It was Friday of the last day of August, 2007 when Arkansas resident James Morrow attempted to mind his own business while driving peaceably through Tenaha, a small East Texas town in Shelby County south of Shreveport and Longview.According to a federal lawsuit (Morrow v Tenaha) filed by attorneys Tim Garrigan and David Guillory, there was “no legal justification” for what happened next. Morrow was stopped by Tenaha Deputy Marshall Barry Washington and asked to step out of his car. Deputy Washington then searched Morrow’s car.
Then Deputy Washington was joined at the scene by Shelby County Precinct Four Constable Randy Whatley who searched the car with a dog. Following two searches of his car, Morrow was asked by Deputy Washington if he had any money, and he said yes, he was carrying about $3,900 in his wallet.
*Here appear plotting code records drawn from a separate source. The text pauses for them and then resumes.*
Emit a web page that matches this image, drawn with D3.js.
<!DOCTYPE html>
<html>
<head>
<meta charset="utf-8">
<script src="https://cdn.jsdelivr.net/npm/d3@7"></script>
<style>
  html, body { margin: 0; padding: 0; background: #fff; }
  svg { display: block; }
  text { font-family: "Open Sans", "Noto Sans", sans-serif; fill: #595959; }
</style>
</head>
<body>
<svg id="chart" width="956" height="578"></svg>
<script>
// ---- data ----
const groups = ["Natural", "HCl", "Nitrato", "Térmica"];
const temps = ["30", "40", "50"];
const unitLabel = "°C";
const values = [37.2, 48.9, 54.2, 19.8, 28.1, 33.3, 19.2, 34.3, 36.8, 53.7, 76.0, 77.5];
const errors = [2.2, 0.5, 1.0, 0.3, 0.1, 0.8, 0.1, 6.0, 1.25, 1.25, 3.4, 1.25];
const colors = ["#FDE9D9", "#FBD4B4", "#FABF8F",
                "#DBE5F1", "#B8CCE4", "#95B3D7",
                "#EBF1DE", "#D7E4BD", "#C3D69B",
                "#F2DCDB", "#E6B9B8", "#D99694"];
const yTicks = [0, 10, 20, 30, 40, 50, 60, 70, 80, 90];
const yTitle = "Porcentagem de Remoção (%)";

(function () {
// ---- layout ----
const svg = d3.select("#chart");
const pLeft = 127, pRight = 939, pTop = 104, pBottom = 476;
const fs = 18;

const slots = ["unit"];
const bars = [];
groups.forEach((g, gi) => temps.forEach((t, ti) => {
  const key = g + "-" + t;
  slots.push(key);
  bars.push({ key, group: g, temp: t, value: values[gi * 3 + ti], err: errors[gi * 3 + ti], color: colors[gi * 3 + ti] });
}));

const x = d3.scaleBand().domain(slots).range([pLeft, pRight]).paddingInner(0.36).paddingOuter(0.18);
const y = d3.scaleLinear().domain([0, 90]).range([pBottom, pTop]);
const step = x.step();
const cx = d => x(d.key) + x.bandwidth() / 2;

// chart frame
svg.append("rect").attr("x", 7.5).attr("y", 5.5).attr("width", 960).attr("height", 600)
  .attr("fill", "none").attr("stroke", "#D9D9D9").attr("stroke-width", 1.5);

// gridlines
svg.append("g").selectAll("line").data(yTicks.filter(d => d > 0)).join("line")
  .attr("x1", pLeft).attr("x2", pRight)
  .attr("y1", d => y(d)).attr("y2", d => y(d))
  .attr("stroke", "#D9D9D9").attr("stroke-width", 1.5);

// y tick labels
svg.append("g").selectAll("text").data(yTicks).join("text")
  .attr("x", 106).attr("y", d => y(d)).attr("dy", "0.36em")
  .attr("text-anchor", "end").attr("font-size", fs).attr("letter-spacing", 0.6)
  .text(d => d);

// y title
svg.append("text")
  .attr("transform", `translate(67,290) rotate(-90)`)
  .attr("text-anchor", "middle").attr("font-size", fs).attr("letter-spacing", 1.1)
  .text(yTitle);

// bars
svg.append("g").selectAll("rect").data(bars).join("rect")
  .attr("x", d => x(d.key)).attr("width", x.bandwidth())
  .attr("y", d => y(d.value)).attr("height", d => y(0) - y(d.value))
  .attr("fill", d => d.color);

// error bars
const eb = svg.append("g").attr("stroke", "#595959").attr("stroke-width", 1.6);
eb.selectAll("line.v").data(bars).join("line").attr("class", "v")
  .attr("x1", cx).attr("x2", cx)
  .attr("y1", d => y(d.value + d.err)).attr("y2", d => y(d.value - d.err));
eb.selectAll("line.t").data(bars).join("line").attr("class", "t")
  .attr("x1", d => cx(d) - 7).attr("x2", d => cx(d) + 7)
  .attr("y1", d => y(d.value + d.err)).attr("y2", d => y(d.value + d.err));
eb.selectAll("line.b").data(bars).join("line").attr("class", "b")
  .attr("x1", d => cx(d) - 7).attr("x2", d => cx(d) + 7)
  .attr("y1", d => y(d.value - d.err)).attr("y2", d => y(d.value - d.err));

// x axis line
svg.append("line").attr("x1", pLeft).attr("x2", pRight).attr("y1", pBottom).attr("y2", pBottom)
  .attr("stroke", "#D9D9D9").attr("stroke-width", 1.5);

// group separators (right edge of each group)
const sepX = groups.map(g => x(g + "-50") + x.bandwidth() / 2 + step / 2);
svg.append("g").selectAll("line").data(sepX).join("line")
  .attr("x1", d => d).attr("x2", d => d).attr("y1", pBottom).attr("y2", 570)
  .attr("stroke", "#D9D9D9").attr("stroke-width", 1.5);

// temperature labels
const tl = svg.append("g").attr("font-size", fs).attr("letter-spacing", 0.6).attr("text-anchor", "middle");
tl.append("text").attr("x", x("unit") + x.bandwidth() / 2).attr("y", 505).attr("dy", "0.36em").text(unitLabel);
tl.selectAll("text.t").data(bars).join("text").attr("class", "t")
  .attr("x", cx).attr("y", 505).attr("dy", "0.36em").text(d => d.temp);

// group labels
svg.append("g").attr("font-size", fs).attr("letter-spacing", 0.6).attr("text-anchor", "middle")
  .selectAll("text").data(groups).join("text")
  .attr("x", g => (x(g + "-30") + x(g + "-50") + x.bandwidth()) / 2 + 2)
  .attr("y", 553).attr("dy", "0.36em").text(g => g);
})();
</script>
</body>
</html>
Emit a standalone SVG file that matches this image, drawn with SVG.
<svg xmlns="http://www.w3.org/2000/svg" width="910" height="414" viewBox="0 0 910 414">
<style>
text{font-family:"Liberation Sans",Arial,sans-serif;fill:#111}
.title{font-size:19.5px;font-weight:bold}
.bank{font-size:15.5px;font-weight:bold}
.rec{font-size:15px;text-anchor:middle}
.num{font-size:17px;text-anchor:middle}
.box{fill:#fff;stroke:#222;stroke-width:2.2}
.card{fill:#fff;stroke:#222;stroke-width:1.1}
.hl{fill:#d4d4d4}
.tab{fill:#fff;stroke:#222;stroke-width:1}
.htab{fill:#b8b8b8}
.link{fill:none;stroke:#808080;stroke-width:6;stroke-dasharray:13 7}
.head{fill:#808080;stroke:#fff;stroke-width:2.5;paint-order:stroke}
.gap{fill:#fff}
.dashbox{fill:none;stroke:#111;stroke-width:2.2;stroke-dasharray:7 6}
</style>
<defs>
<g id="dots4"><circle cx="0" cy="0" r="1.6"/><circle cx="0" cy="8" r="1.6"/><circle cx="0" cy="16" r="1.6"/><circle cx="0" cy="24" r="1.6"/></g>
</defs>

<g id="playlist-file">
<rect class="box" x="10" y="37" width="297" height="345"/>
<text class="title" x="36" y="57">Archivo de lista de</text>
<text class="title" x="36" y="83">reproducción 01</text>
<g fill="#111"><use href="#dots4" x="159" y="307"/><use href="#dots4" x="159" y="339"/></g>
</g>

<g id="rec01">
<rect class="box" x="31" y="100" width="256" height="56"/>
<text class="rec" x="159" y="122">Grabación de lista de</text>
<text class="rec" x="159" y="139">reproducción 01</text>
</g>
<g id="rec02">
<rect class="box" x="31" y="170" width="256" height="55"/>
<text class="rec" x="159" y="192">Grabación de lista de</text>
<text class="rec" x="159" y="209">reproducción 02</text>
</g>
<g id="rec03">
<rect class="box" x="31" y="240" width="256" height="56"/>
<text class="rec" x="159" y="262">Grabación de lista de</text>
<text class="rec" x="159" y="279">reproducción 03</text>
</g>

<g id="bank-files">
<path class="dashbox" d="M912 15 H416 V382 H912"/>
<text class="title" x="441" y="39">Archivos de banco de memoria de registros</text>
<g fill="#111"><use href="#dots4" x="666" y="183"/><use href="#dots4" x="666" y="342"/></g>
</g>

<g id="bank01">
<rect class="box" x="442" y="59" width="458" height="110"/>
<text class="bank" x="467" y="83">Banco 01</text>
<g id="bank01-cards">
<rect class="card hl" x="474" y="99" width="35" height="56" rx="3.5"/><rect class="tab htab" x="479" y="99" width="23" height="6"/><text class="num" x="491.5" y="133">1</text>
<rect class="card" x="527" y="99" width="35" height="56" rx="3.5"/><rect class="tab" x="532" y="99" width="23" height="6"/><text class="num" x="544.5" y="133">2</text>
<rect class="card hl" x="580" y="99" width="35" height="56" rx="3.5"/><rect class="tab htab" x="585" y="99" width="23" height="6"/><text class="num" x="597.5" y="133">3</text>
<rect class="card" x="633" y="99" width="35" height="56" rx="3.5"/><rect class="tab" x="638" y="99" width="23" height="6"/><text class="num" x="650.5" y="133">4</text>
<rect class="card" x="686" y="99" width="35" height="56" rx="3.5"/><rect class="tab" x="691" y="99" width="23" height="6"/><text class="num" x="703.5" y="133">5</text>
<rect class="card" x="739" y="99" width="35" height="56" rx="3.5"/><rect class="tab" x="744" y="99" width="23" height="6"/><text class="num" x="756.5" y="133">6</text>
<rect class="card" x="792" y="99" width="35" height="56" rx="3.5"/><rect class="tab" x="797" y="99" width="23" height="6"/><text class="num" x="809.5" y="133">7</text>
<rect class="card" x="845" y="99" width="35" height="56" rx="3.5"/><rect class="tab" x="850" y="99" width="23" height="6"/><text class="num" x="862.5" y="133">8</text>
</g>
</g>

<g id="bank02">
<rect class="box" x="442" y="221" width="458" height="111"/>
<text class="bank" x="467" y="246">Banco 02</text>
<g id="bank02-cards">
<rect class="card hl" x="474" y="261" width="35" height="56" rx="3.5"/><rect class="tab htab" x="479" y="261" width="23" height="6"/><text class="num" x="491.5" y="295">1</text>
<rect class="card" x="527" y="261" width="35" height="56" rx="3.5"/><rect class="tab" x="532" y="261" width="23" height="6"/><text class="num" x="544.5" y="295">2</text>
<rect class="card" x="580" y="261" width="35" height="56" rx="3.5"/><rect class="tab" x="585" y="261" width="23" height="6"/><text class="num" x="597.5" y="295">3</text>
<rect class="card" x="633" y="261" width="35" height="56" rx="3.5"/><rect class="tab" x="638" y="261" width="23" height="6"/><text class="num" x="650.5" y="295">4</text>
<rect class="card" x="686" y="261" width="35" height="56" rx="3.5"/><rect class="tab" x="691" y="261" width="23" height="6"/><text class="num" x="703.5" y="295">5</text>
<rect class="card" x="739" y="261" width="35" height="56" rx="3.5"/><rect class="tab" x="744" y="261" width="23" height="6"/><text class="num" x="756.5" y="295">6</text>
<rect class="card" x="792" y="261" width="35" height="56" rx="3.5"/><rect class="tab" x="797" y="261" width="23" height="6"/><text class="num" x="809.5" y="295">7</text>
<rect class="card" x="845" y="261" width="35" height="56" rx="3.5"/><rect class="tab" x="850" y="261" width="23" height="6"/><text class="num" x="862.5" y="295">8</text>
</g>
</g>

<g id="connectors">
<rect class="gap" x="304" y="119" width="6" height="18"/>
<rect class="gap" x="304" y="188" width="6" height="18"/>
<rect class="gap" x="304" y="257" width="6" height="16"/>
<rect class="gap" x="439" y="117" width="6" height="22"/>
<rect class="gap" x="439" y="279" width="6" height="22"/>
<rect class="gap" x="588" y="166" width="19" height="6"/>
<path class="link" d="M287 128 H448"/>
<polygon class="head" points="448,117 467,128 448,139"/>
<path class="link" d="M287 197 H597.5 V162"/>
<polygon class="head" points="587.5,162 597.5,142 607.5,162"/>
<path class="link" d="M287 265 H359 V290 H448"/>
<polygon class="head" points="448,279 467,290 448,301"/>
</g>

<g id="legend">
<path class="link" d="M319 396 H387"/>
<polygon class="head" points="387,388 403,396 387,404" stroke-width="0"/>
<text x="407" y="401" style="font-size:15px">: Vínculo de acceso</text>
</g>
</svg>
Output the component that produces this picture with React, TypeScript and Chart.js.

Deputy Washington promptly seized $3,969 from Morrow, confiscated his two cell phones, and arrested him for “money laundering.”
“Washington had no reason to believe Plaintiff Morrow was guilty of money laundering,” says the federal lawsuit. “Defendants Washington and Russell told Plaintiff Morrow they would hold him prisoner and prosecute him for money laundering unless he would agree to forfeit the $3969. Under this duress and these threats, Defendants Washington and Russell coerced Plaintiff Morrow to execute documents memorializing the forfeiture, and released him, and warned him to not hire a lawyer or try to get his money back.” The “money laundering” charges were subsequently dismissed.
Morrow is a black African American and the lead plaintiff in a case involving eight motorists who claim they were stopped and stripped of their cash for no other provocation than driving or riding through Tenaha while black. The cars they all drove were either rented or displayed out-of-state license plates.
On August 13, 2007, Deputy Washington lifted $50,291.00 from two black African Americans from Washington D.C. and Maryland who were traveling through Texas together.
“Washington threatened Plaintiffs with charges of money laundering and lengthy sentences if they would not execute documents allowing the seizure or if they otherwise contested the seizure,” says the lawsuit.
“Washington did not charge Plaintiffs with any criminal offense, nor did he have legal justification to do so.” On June 11, 2008, Deputy Washington confiscated $13,000 from a black African American from Wisconsin.
“Washington threatened to bring money laundering charges against Plaintiff, and to prosecute him on those charges, if he did not execute documents permitting Defendant Washington’s seizure and forfeiture of the money,” says the lawsuit. “Under this coercion, Plaintiff signed the documents.” On April 18, 2007, Deputy Washington stopped and detained another pair of black African American motorists, Linda Dorman and Marvin Pearson, both from Ohio. While under detention they were questioned by Shelby County District Attorney Investigator Danny Green. He asked them if they had any money. According to court documents Dorman and Pearson admitted to having $4,500, but after Green confiscated the cash under the usual coercive threats, he handed them a receipt for only $4,000. No charges against Dorman or Pearson were ever filed. Jennifer Boatwright is a white woman from Texas, but on April 26, 2007 she was driving down Highway 59 near Tenaha with Ronald Henderson, a black African American. They were stopped and detained by Deputy Washington, then questioned by Washington and D.A. Investigator Green.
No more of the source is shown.